Charles Saatchi has agreed to create a “Saatchi Room” in the Hermitage, in St Petersburg. The Art Newspaper can reveal that the London collector is to provide a changing selection of contemporary art. Mr Saatchi admits that “I am a Hermitage groupie—one of the museum’s greatest admirers.”
The dedicated Saatchi room will be in the General Staff Building, former government offices in Palace Square which are being restored to provide a home for the Hermitage’s collection of 19th to 21st century art. A Saatchi spokesperson confirmed that the collector is “happy to go along with the idea of lending a rotating selection of works”.
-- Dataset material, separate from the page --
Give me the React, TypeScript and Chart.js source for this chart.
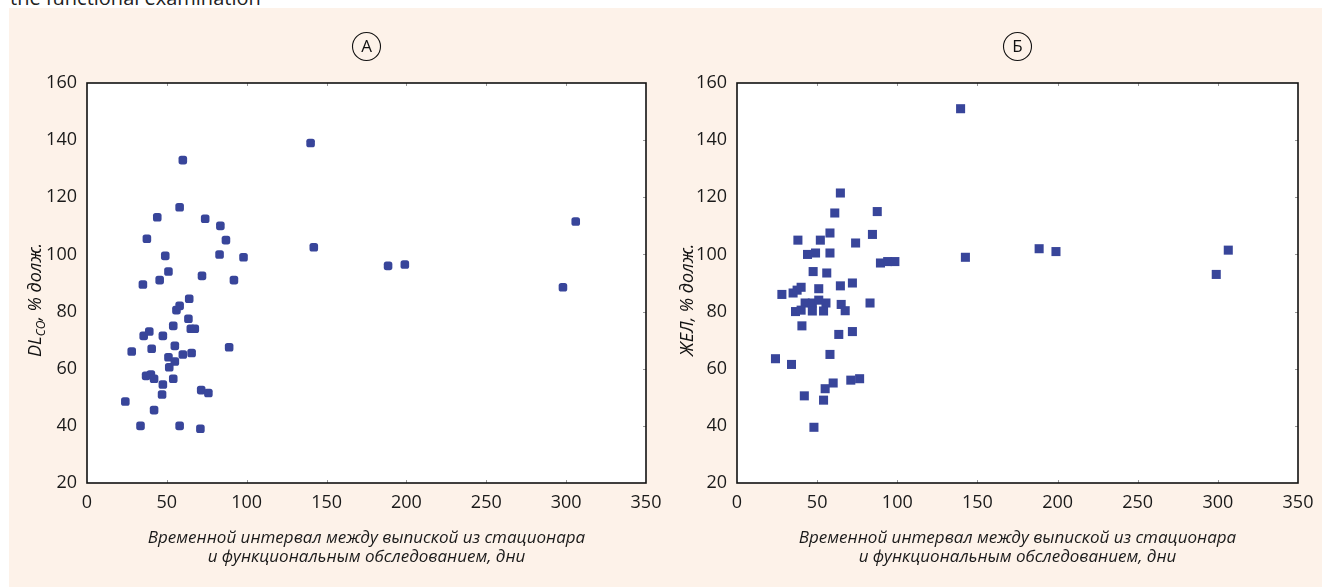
import React, { useEffect, useRef } from 'react';
import { Chart, registerables } from 'chart.js';

Chart.register(...registerables);

// Panel A: DLco vs days
const dlcoDays = [140, 60, 58, 44, 74, 83.5, 37.5, 87, 142, 49, 83, 98, 51, 72, 45.5, 92, 35, 188.5, 199, 306, 298, 64, 58, 56, 54, 63.5, 65, 67.5, 39, 35.5, 47.5, 28, 40.5, 55, 89, 51, 60, 65.5, 55, 51.5, 37, 40, 42, 54, 47.5, 47, 71.5, 76, 24, 42, 33.5, 58, 71];
const dlcoValues = [139, 133, 116.5, 113, 112.5, 110, 105.5, 105, 102.5, 99.5, 100, 99, 94, 92.5, 91, 91, 89.5, 96, 96.5, 111.5, 88.5, 84.5, 82, 80.5, 75, 77.5, 74, 74, 73, 71.5, 71.5, 66, 67, 68, 67.5, 64, 65, 65.5, 62.5, 60.5, 57.5, 58, 56.5, 56.5, 54.5, 51, 52.5, 51.5, 48.5, 45.5, 40, 40, 39];

// Panel Б: VC vs days
const vcDays = [139.5, 64.5, 61, 87.5, 58, 84.5, 38, 52, 74, 44, 49, 58, 142.5, 89.5, 94, 98.5, 47.5, 56, 28, 35, 37.5, 40, 51, 64.5, 72, 83, 42.5, 47, 51, 55.5, 36.5, 40, 47, 54, 65, 67.5, 40.5, 63.5, 72, 58, 24, 34, 60, 55, 71, 76.5, 42, 54, 48, 188.5, 199, 306.5, 299];
const vcValues = [151, 121.5, 114.5, 115, 107.5, 107, 105, 105, 104, 100, 100.5, 100.5, 99, 97, 97.5, 97.5, 94, 93.5, 86, 86.5, 87.5, 88.5, 88, 89, 90, 83, 83, 83, 84, 83, 80, 80.5, 80.2, 80.2, 82.5, 80.3, 75, 72, 73, 65, 63.5, 61.5, 55, 53, 56, 56.5, 50.5, 49, 39.5, 102, 101, 101.5, 93];

const xTicks = [0, 50, 100, 150, 200, 250, 300, 350];
const yTicks = [20, 40, 60, 80, 100, 120, 140, 160];

const xTitle = ['Временной интервал между выпиской из стационара', 'и функциональным обследованием, дни'];
const titleA = [{ t: 'DL', sub: false }, { t: 'CO', sub: true }, { t: ', % долж.', sub: false }];
const titleB = [{ t: 'ЖЕЛ, % долж.', sub: false }];

const FONT = '"Open Sans", "Noto Sans", sans-serif';
const POINT_COLOR = '#38459a';

const decorPlugin = {
  id: 'decor',
  beforeDraw(chart: any) {
    const { ctx, chartArea: a } = chart;
    ctx.save();
    ctx.fillStyle = '#ffffff';
    ctx.fillRect(a.left, a.top, a.right - a.left, a.bottom - a.top);
    ctx.restore();
  },
  afterDraw(chart: any, _args: any, opts: any) {
    const { ctx, chartArea: a, scales } = chart;
    const xs = scales.x;
    const ys = scales.y;
    ctx.save();
    // small inward tick marks
    ctx.strokeStyle = '#9a9a9a';
    ctx.lineWidth = 1;
    ctx.beginPath();
    xTicks.forEach((v) => {
      if (v === xTicks[0] || v === xTicks[xTicks.length - 1]) return;
      const px = Math.round(xs.getPixelForValue(v)) + 0.5;
      ctx.moveTo(px, a.top); ctx.lineTo(px, a.top + 3);
      ctx.moveTo(px, a.bottom); ctx.lineTo(px, a.bottom - 3);
    });
    yTicks.forEach((v) => {
      if (v === yTicks[0] || v === yTicks[yTicks.length - 1]) return;
      const py = Math.round(ys.getPixelForValue(v)) + 0.5;
      ctx.moveTo(a.right, py); ctx.lineTo(a.right - 3, py);
    });
    ctx.stroke();
    // frame
    ctx.strokeStyle = '#111111';
    ctx.lineWidth = 1.6;
    ctx.strokeRect(a.left, a.top, a.right - a.left, a.bottom - a.top);
    // circled letter
    const cx = (a.left + a.right) / 2;
    const cy = opts.circleY;
    ctx.lineWidth = 1.1;
    ctx.strokeStyle = '#111';
    ctx.beginPath();
    ctx.arc(cx, cy, 14, 0, Math.PI * 2);
    ctx.stroke();
    ctx.fillStyle = '#111';
    ctx.font = `17px ${FONT}`;
    ctx.textAlign = 'center';
    ctx.textBaseline = 'middle';
    ctx.fillText(opts.letter, cx, cy + 0.5);
    // rotated y title with optional subscript
    const parts = opts.yTitle as { t: string; sub: boolean }[];
    const mainFont = `italic 18px ${FONT}`;
    const subFont = `italic 12px ${FONT}`;
    let total = 0;
    const widths = parts.map((p) => {
      ctx.font = p.sub ? subFont : mainFont;
      const w = ctx.measureText(p.t).width;
      total += w;
      return w;
    });
    ctx.translate(opts.yTitleX, opts.yTitleY);
    ctx.rotate(-Math.PI / 2);
    ctx.textAlign = 'left';
    ctx.textBaseline = 'alphabetic';
    let x = -total / 2;
    parts.forEach((p, i) => {
      ctx.font = p.sub ? subFont : mainFont;
      ctx.fillText(p.t, x, p.sub ? 4 : 0);
      x += widths[i];
    });
    ctx.restore();
  },
};

function makeConfig(days: number[], values: number[], style: string, radius: number, letter: string, yTitle: any, yTitleX: number, padRight: number, yWidth: number) {
  const data = days.map((d, i) => ({ x: d, y: values[i] }));
  return {
    type: 'scatter' as const,
    data: {
      datasets: [
        {
          data,
          pointStyle: style,
          pointRadius: radius,
          pointHoverRadius: radius,
          backgroundColor: POINT_COLOR,
          borderColor: POINT_COLOR,
          borderWidth: 0,
        },
      ],
    },
    options: {
      animation: false,
      responsive: false,
      devicePixelRatio: 1,
      events: [],
      layout: { padding: { left: 0, right: padRight, top: 75, bottom: 0 } },
      plugins: {
        legend: { display: false },
        tooltip: { enabled: false },
        decor: { letter, yTitle, yTitleX, yTitleY: 292, circleY: 38.5 },
      },
      scales: {
        x: {
          type: 'linear',
          min: 0,
          max: 350,
          afterBuildTicks: (s: any) => { s.ticks = xTicks.map((v) => ({ value: v })); },
          afterFit: (s: any) => { s.height = 104; s.paddingLeft = 0; s.paddingRight = 0; },
          grid: { display: false, drawTicks: false },
          border: { display: false },
          ticks: { padding: 9, color: '#1a1a1a', font: { family: FONT, size: 18 }, maxRotation: 0, autoSkip: false },
          title: {
            display: true,
            text: xTitle,
            color: '#1a1a1a',
            font: { family: FONT, size: 17, style: 'italic', lineHeight: 1.13 },
            padding: { top: 0, bottom: 20 },
          },
        },
        y: {
          type: 'linear',
          min: 20,
          max: 160,
          afterBuildTicks: (s: any) => { s.ticks = yTicks.map((v) => ({ value: v })); },
          afterFit: (s: any) => { s.width = yWidth; s.paddingTop = 0; s.paddingBottom = 0; },
          grid: { display: false, drawTicks: false },
          border: { display: false },
          ticks: { padding: 10, color: '#1a1a1a', font: { family: FONT, size: 18 }, autoSkip: false },
        },
      },
    },
    plugins: [decorPlugin],
  };
}

function ScatterPanel(props: { left: number; width: number; cfg: () => any }) {
  const ref = useRef<HTMLCanvasElement | null>(null);
  useEffect(() => {
    if (!ref.current) return;
    const chart = new Chart(ref.current, props.cfg());
    return () => chart.destroy();
  }, []);
  return (
    <canvas
      ref={ref}
      width={props.width}
      height={579}
      style={{ position: 'absolute', left: props.left, top: 8, width: props.width, height: 579 }}
    />
  );
}

export default function App() {
  return (
    <div style={{ position: 'absolute', left: 0, top: 0, width: 1322, height: 587, overflow: 'hidden', background: '#ffffff' }}>
      <div
        style={{
          position: 'absolute', left: 10, top: -12, fontFamily: FONT, fontSize: 20, lineHeight: '20px',
          color: '#222', whiteSpace: 'nowrap',
        }}
      >
        the functional examination
      </div>
      <div style={{ position: 'absolute', left: 9, top: 8, width: 1313, height: 579, background: '#fdf2e9' }} />
      <ScatterPanel
        left={9}
        width={656}
        cfg={() => makeConfig(dlcoDays, dlcoValues, 'rectRounded', 5, 'А', titleA, 32, 19, 78)}
      />
      <ScatterPanel
        left={665}
        width={657}
        cfg={() => makeConfig(vcDays, vcValues, 'rect', 6.4, 'Б', titleB, 28, 24, 72)}
      />
    </div>
  );
}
This move follows the opening of “USA Today”, an exhibition which Mr Saatchi has sent to Russia, following its display at London’s Royal Academy in autumn 2006. “USA Today”, with 58 works, opened in St Petersburg on 24 October, co-sponsored by Coca-Cola and UBS. Running until 13 January, it is in recently renovated rooms on the second and third floors of the General Staff Building. Mr Saatchi has worked on the presentation with Dimitri Ozerkov, the newly appointed Hermitage curator of contemporary art.
The opening of “USA Today” also marks the launch of the Hermitage 20/21 project, an ambitious attempt to extend the museum’s display of post-1917 art. The scheme’s advisor is Sir Norman Rosenthal, exhibitions secretary of the Royal Academy.
The Hermitage has also confirmed reports that Damien Hirst’s diamond-encrusted skull could be loaned to the museum next spring, although arrangements have not been finalised.
In separate developments, a number of other important exhibitions are coming to Russia. A selection of English watercolours collected by Paul Mellon and left to the Yale Center for British Art, opened at the Hermitage on 23 October. Tate is sending its “Turner Prize: A Retrospective” (at Tate Britain until 6 January 2008) to Moscow’s Museum of Modern Art (7 February-30 March 2008). Finally, Tate is also negotiating to send a reduced version of the American touring exhibition on J.M.W. Turner (now in Washington, and going on to Dallas and New York) to the Pushkin Museum in Moscow, for October 2008.